Carlo Pentecoste (Michele Riondino) è uno scrittore in crisi dopo un primo romanzo di successo, insegna scrittura creativa, prende una bella sbandata per un’alunna (Carolina Sala nella parte di Sofia Casadei) e approfitta del suo ruolo di superiorità per portarsela a letto. Ma soprattutto da come insegna creative writing, a scrivere non imparereste mai (e forse è qui il nodo della faccenda: se chi sceneggia impara da insegnanti come Pentecoste, siamo nei guai). Irreale, ovvio (con occhiale intellettualoide d’ordinanza), assorbito dal suo ruolo, battuta pronta, appeal e capacità di mentire quando serve, in buona sostanza è un damerino, per non dire un fighetto. La citazione muraria da Kafka all’entrata della scuola dove insegna è semplicemente una bestialità.
Margherita Verna (Lucrezia Guidone) è invece un’agente immobiliare con una laurea in architettura in tasca.

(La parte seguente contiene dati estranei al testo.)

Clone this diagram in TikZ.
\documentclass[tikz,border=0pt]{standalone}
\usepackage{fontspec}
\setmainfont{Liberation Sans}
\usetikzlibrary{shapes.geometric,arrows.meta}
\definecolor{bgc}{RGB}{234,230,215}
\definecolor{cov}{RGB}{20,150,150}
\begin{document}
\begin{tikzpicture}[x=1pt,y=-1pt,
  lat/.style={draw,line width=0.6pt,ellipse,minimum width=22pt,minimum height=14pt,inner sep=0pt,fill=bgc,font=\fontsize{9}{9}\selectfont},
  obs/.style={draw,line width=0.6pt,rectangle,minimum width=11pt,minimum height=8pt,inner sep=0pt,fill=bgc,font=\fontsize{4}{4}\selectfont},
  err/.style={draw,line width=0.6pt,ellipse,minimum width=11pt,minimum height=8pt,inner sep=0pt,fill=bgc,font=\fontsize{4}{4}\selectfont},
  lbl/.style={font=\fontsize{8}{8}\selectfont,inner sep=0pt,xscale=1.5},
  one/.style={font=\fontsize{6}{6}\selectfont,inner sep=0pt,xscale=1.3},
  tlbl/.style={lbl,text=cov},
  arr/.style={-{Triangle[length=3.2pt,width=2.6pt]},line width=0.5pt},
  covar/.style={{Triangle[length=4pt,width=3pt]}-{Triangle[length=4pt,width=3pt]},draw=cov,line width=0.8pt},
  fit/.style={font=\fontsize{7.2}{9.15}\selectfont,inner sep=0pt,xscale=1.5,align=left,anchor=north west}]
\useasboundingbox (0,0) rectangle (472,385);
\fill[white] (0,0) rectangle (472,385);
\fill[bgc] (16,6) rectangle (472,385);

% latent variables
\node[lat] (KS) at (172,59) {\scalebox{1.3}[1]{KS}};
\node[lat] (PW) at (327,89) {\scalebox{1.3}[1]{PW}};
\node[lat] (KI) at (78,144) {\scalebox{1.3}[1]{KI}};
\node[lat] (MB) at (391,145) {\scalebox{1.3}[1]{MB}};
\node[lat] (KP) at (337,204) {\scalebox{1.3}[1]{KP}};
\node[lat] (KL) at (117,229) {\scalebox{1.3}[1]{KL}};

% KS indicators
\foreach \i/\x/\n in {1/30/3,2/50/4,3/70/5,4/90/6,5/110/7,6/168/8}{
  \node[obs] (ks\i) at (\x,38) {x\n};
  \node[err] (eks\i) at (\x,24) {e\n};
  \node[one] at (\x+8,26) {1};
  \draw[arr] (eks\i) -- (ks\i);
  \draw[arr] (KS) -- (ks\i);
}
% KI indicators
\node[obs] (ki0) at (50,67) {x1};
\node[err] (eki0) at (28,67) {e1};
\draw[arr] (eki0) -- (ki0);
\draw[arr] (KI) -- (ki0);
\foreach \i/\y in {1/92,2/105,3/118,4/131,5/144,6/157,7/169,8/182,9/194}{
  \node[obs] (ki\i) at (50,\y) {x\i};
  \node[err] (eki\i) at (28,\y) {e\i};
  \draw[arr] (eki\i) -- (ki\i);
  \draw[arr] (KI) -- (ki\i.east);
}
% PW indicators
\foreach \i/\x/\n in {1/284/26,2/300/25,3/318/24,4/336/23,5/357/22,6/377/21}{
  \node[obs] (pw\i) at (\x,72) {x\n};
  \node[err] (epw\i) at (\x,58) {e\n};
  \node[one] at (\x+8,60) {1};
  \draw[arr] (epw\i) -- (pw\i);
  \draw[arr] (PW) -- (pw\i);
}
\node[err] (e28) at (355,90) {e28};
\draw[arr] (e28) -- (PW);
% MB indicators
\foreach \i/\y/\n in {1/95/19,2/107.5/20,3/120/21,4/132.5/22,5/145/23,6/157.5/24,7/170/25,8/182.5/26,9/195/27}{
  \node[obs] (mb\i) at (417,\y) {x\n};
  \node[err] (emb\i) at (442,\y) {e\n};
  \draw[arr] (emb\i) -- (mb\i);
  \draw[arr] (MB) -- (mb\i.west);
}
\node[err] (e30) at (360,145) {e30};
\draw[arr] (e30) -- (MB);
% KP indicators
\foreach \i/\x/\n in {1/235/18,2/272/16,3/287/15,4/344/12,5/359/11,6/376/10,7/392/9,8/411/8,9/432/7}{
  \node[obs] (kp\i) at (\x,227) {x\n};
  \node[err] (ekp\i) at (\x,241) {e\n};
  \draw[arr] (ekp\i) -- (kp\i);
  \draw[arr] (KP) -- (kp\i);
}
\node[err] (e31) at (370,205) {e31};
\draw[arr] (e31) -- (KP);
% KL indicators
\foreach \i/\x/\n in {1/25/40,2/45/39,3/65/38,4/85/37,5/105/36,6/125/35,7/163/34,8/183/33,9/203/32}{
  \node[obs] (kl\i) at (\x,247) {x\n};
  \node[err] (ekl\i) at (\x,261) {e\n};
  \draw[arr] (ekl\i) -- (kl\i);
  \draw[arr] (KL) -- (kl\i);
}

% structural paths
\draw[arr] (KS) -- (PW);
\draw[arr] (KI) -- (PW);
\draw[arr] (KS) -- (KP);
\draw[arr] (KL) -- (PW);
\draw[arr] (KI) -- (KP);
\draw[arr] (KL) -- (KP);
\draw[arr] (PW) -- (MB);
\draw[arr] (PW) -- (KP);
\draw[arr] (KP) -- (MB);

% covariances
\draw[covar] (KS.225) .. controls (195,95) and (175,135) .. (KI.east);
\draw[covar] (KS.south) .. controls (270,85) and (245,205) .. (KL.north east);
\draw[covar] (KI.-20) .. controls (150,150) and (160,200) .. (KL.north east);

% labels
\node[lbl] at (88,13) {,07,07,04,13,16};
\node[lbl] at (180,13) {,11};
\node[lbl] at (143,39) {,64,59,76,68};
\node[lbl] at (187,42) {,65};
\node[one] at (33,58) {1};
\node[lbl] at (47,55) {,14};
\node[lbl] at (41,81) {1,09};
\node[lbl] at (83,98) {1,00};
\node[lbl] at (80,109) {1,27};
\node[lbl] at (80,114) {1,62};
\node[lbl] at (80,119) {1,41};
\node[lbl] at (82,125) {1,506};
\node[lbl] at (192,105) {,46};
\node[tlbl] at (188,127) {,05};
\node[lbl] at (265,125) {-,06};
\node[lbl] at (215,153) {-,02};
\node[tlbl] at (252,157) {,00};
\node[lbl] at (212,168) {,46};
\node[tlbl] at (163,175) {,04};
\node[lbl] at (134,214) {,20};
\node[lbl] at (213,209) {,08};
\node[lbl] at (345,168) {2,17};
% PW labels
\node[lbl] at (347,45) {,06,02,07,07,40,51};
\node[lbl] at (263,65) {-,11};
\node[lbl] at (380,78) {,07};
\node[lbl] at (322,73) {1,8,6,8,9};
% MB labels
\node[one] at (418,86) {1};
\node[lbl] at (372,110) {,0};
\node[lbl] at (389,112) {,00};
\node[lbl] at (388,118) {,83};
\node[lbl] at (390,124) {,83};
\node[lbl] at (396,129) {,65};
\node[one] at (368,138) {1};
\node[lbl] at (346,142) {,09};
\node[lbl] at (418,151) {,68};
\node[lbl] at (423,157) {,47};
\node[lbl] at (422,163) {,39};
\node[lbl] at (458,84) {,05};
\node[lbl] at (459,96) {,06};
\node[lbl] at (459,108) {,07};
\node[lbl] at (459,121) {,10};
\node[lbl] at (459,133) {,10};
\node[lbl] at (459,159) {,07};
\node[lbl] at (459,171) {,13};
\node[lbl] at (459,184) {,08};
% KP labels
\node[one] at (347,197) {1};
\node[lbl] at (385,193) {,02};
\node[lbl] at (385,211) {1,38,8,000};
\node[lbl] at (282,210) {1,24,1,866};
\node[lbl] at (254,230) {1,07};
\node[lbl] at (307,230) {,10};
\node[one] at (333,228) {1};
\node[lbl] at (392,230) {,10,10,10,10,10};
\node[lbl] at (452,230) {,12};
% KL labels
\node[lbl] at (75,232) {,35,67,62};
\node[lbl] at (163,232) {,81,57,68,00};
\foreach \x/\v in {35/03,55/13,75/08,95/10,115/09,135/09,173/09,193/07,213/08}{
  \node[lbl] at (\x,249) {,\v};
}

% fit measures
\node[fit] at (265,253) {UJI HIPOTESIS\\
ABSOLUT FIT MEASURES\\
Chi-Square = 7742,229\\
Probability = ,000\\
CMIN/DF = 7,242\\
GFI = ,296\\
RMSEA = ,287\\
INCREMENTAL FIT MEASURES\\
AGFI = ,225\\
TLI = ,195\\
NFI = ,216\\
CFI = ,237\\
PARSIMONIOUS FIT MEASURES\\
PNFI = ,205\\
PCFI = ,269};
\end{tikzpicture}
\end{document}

Vorrebbe occuparsi di progettazione d’arredamento d’interni, ma vende (e desidera) case per superricchi, dove consuma un torrido rapporto sessuale con il marito Carlo (è la prima scena della serie, all’insegna del “facciamo un po’ quello che ci pare”: programmatica per non dire didascalica). Se la fa con il suo fisioterapista prima e con un artista presentatole da un’amica poi. Con Carlo sono sempre più bassi che alti e fra incazzature, pianti, bicchieri di vino di troppo e scenate una volta sì e l’altra anche ti viene da dirle di calmarsi e fermarsi un attimo a riflettere, che la vita è breve, povera donna.

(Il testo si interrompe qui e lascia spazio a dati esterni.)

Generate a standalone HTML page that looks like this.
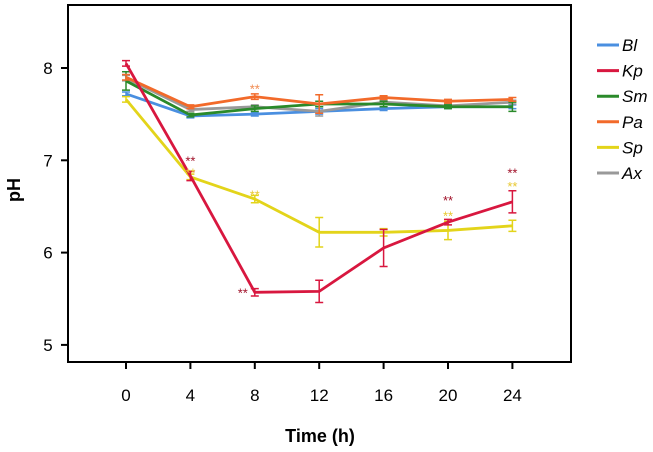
<!DOCTYPE html>
<html><head><meta charset="utf-8"><style>
body{margin:0;background:#fff;}
svg{display:block;font-family:"Liberation Sans",sans-serif;}
</style></head><body>
<svg id="chart" width="653" height="452">
<rect x="68" y="5" width="503" height="357" fill="none" stroke="#000" stroke-width="2"/>
<g id="axes"></g>
<g id="series"></g>
<text x="15" y="190" font-size="18" font-weight="bold" transform="rotate(-90 15 190)" text-anchor="middle" dominant-baseline="middle">pH</text>
<text x="320" y="442" font-size="18" font-weight="bold" text-anchor="middle">Time (h)</text>
<g id="legend"></g>
</svg>
<script>
const times=[0,4,8,12,16,20,24];
const xTicks=[0,4,8,12,16,20,24];
const yTicks=[5,6,7,8];
const seriesNames=["Bl","Kp","Sm","Pa","Sp","Ax"];
const seriesColors=["#4a8fe0","#d8173f","#2a8a2a","#f26a2a","#e3d41a","#999999"];
const bl=[7.72,7.48,7.50,7.53,7.56,7.58,7.58];
const kp=[8.05,6.83,5.57,5.58,6.05,6.33,6.55];
const sm=[7.86,7.49,7.56,7.61,7.61,7.58,7.58];
const pa=[7.90,7.58,7.69,7.61,7.68,7.64,7.66];
const sp=[7.66,6.82,6.58,6.22,6.22,6.24,6.29];
const ax=[7.89,7.55,7.58,7.53,7.63,7.59,7.63];
const blErr=[0.02,0.02,0.02,0.03,0.02,0.02,0.02];
const kpErr=[0.03,0.05,0.04,0.12,0.2,0.03,0.12];
const smErr=[0.1,0.02,0.03,0.03,0.03,0.02,0.05];
const paErr=[0.03,0.02,0.03,0.1,0.02,0.02,0.02];
const spErr=[0.03,0.03,0.04,0.16,0.04,0.1,0.06];
const axErr=[0.03,0.02,0.02,0.05,0.02,0.02,0.02];
const allVals=[bl,kp,sm,pa,sp,ax];
const allErr=[blErr,kpErr,smErr,paErr,spErr,axErr];
const starTimes=[4,8,20,24,4,8,20,24,8];
const starVals=[7.0,5.57,6.57,6.87,6.87,6.63,6.4,6.72,7.78];
const starSeries=[1,1,1,1,4,4,4,4,3];
const X=t=>126+t*16.1;
const Y=v=>68+(8-v)*92.3;
const NS="http://www.w3.org/2000/svg";
function mk(tag,attrs,parent){const e=document.createElementNS(NS,tag);for(const k in attrs)e.setAttribute(k,attrs[k]);parent.appendChild(e);return e;}
const axes=document.getElementById('axes');
xTicks.forEach(t=>{
 const l=mk('line',{x1:X(t),x2:X(t),y1:362,y2:369,stroke:'#000','stroke-width':2},axes);
 
 
 const tx=mk('text',{x:X(t),y:401,'font-size':17,'text-anchor':'middle'},axes);tx.textContent=t;
 
 
});
yTicks.forEach(v=>{
 const l=mk('line',{x1:61,x2:68,y1:Y(v),y2:Y(v),stroke:'#000','stroke-width':2},axes);
 
 
 const tx=mk('text',{x:48,y:Y(v)+6,'font-size':17,'text-anchor':'middle'},axes);tx.textContent=v;
 
 
});
const sg=document.getElementById('series');
const order=[0,5,2,3,4,1];
order.forEach(i=>{
 const g=mk('g',{},sg);
 
 
 const c=seriesColors[i];
 allVals[i].forEach((v,j)=>{
  const x=X(times[j]),e=allErr[i][j];
  const eb=mk('path',{d:`M${x},${Y(v+e)}V${Y(v-e)}M${x-4},${Y(v+e)}h8M${x-4},${Y(v-e)}h8`,stroke:c,'stroke-width':1.5,fill:'none'},g);
  
  
 });
 const pl=mk('polyline',{points:allVals[i].map((v,j)=>X(times[j])+','+Y(v)).join(' '),fill:'none',stroke:c,'stroke-width':2.8},g);
 
 
});
const starColors={1:'#a01028',4:'#e8c830',3:'#f08a50'};
starTimes.forEach((t,k)=>{
 const s=mk('text',{x:X(t)+(t===8&&starSeries[k]===1?-12:0),y:Y(starVals[k])+5,'font-size':13,'text-anchor':'middle',fill:starColors[starSeries[k]]},sg);
 s.textContent='**';
 
 
});
const lg=document.getElementById('legend');
seriesNames.forEach((n,i)=>{
 const y=45+i*25.6;
 const g=mk('g',{},lg);
 
 
 mk('line',{x1:597,x2:619,y1:y,y2:y,stroke:seriesColors[i],'stroke-width':3},g);
 const t=mk('text',{x:622,y:y+6,'font-size':17,'font-style':'italic'},g);t.textContent=n;
});
</script>
</body></html>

Intorno il panorama è fatto di amici sentimentalmente precari, aperitivi, sms (effetto “Perfetti sconosciuti”) e un’atmosfera perennemente alto-borghese. Perché si sa che per il cinema italiano il Belpaese è un enorme attico ai Parioli da Bolzano a Palermo. O una periferia scalcinata dove metti la tua stucchevole telecamera per raccontare con immancabile compassione come sono poveri e disgraziati questi. Oppure ancora volgi lo sguardo a un qualche paesino di montagna o di mare dove sopravvivono le belle tradizioni di una volta. Cinema souvenir, un nuovo genere che abbiamo inventato noi.

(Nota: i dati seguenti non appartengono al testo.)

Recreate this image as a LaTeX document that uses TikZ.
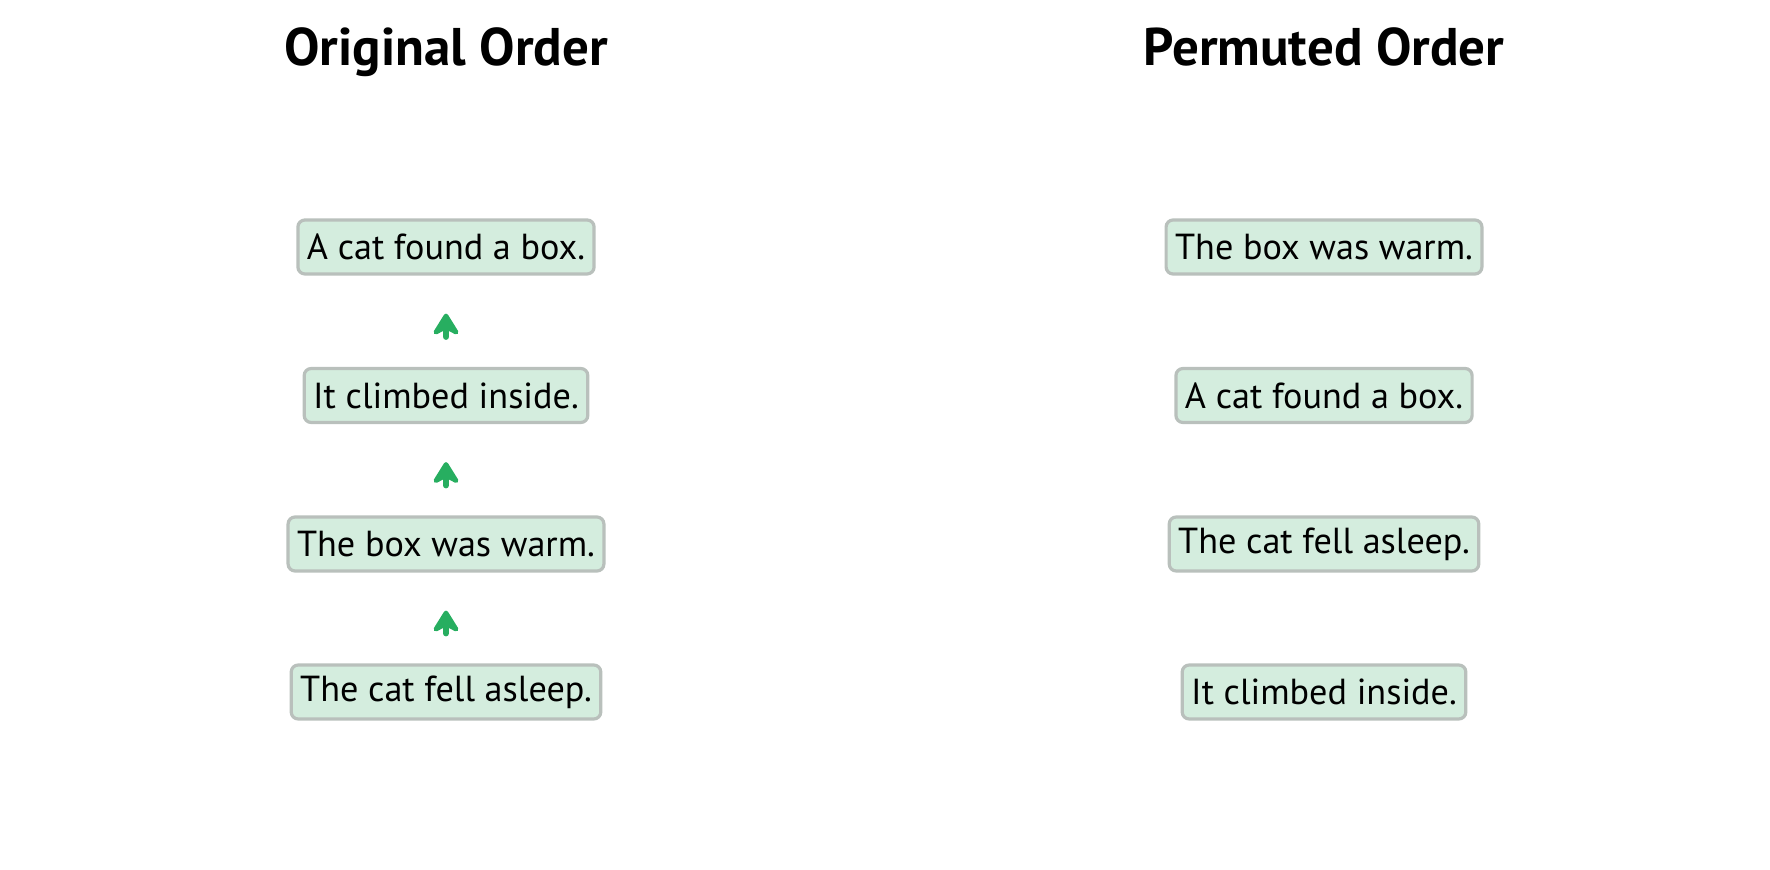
\documentclass[tikz,border=0pt]{standalone}
\usepackage{fontspec}
\setmainfont{PT Sans}
\usetikzlibrary{arrows.meta}
\definecolor{boxfill}{RGB}{212,237,222}
\definecolor{boxdraw}{RGB}{185,192,188}
\definecolor{arrowgreen}{RGB}{39,174,96}
\tikzset{
  sentence/.style={draw=boxdraw, fill=boxfill, line width=1.6pt, rounded corners=3.5pt,
    inner xsep=4.5pt, minimum height=27pt, font=\fontsize{18.1}{22}\selectfont, text=black},
  heading/.style={font=\fontsize{26.5}{30}\selectfont\bfseries, anchor=base},
  flow/.style={draw=arrowgreen, line width=3pt, line cap=round,
    -{Stealth[length=13pt, width=16pt, inset=4pt, round]},
    shorten <=15pt, shorten >=19pt}
}
\begin{document}
\begin{tikzpicture}[x=0.5pt,y=-0.5pt]
\useasboundingbox (0,0) rectangle (1770,870);
\node[heading] (t1) at (446,66) {Original Order};
\node[heading] (t2) at (1324,66) {Permuted Order};
\node[sentence] (l1) at (446,247) {A cat found a box.};
\node[sentence] (l2) at (446,395.5) {It climbed inside.};
\node[sentence] (l3) at (446,544) {The box was warm.};
\node[sentence] (l4) at (446,692) {The cat fell asleep.};
\node[sentence] (r1) at (1324,247) {The box was warm.};
\node[sentence] (r2) at (1324,395.5) {A cat found a box.};
\node[sentence] (r3) at (1324,544) {The cat fell asleep.};
\node[sentence] (r4) at (1324,692) {It climbed inside.};
\draw[flow] (l2.north) -- (l1.south);
\draw[flow] (l3.north) -- (l2.south);
\draw[flow] (l4.north) -- (l3.south);
\end{tikzpicture}
\end{document}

La classe media, che è poi la maggior parte della popolazione del nostro Paese, quella che fa una vita normale fatta di routine. Quella che prova a tirare avanti nonostante tutto (i soldi, l’amore, la salute, etc.) e magari fa lavori come l’operaio o la donna delle pulizie e vive in un monolocale da 45 mq (non il “monolocale” due stanze più bagno in cui vivono i protagonisti di “Fedeltà”). Quella tipologia umana lì, insomma, sullo schermo non esiste quasi mai. E intanto il cinema e la fiction si portano a una distanza siderale dalla realtà, o la banalizzano come meglio non si potrebbe – e in questo sembrano tragicamente come la classe politica attuale. Film e poltrone: una grande abbuffata, ma di surgelati.
Tra una sceneggiatura zeppa di banalità – in cui sembra che gli attori non interpretino il loro personaggio, ma interpretino il ruolo dell’attore che interpreta il loro personaggio – e un’ambientazione milanese in cui Milano è una metropoli che pare esistere solo in piazza Gae Aulenti e dintorni, “Fedeltà” è un’enorme occasione sprecata. Quella di raccontare le difficoltà d’oggi nel mantenere dei legami saldi e di come il desiderio (quello carnale come quello esistenziale) sia un’arma a doppio taglio dove la parola “sacrificio” viene abolita. L’amore è gioia, significato esistenziale, costruzione di un futuro, completezza reciproca, vitalità sessuale ma anche sacrificio e rinuncia. E la fedeltà a noi stessi passa inevitabilmente attraverso la fedeltà all’Altro. Quella degli spettatori poi, se dovessero premiare un’opera simile, sarebbe materia di cui preoccuparsi. Houston, rispondete.